:: Records shown ::
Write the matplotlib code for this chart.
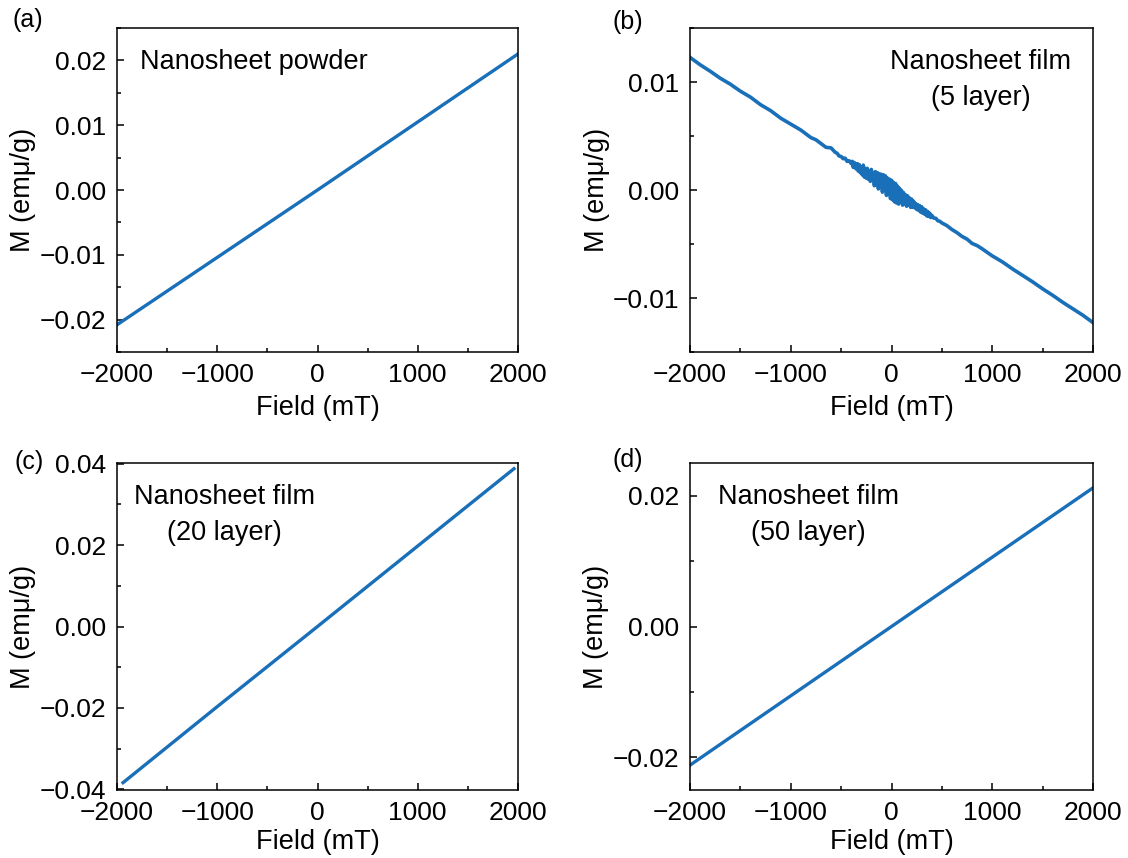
:::
:: Records shown ::
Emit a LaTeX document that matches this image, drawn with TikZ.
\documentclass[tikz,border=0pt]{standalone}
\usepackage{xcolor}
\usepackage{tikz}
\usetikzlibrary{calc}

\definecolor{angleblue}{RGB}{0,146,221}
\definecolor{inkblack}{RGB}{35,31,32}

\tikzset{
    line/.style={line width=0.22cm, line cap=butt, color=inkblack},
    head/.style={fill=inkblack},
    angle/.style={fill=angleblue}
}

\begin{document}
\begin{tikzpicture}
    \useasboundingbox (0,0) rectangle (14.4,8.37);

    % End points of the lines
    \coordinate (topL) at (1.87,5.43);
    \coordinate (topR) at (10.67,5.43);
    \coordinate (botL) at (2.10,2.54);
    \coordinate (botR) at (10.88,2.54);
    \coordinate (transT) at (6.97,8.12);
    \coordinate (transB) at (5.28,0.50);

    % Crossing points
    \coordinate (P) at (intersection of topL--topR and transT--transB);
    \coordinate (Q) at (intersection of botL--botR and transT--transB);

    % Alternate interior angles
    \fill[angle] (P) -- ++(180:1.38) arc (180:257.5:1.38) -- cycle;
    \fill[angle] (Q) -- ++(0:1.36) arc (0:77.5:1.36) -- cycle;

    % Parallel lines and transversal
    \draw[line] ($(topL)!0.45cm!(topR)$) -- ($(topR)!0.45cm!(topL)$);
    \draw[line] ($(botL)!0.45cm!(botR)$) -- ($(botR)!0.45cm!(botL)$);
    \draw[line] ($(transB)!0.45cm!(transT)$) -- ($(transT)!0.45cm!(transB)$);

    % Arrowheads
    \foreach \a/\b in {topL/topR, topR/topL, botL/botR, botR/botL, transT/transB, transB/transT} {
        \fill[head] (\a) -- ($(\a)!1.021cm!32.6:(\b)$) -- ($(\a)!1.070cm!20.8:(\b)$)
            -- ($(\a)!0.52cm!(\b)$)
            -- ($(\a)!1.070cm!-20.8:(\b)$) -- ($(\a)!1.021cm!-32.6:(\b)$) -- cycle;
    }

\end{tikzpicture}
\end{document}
:::
:: Records shown ::
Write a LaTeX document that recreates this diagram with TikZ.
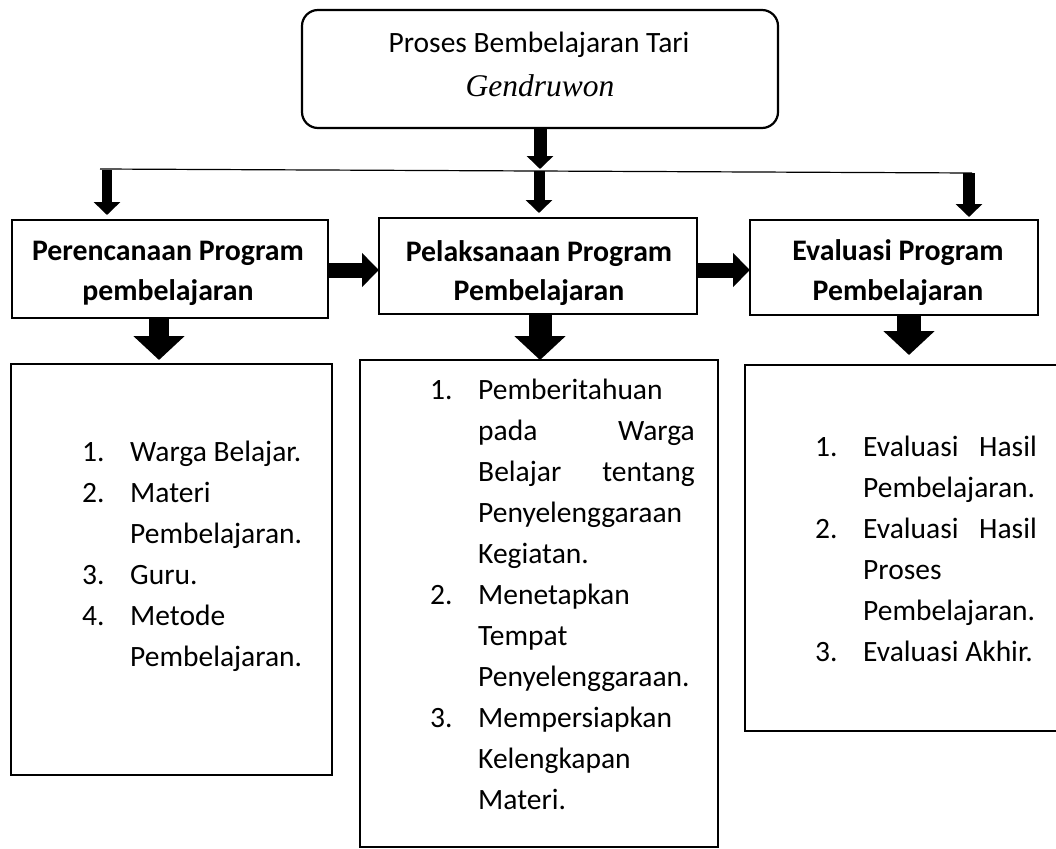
:::
= Objective =
A number is the only answer here: how many lines of the material above contain "that"?

= Output of the exercise =
2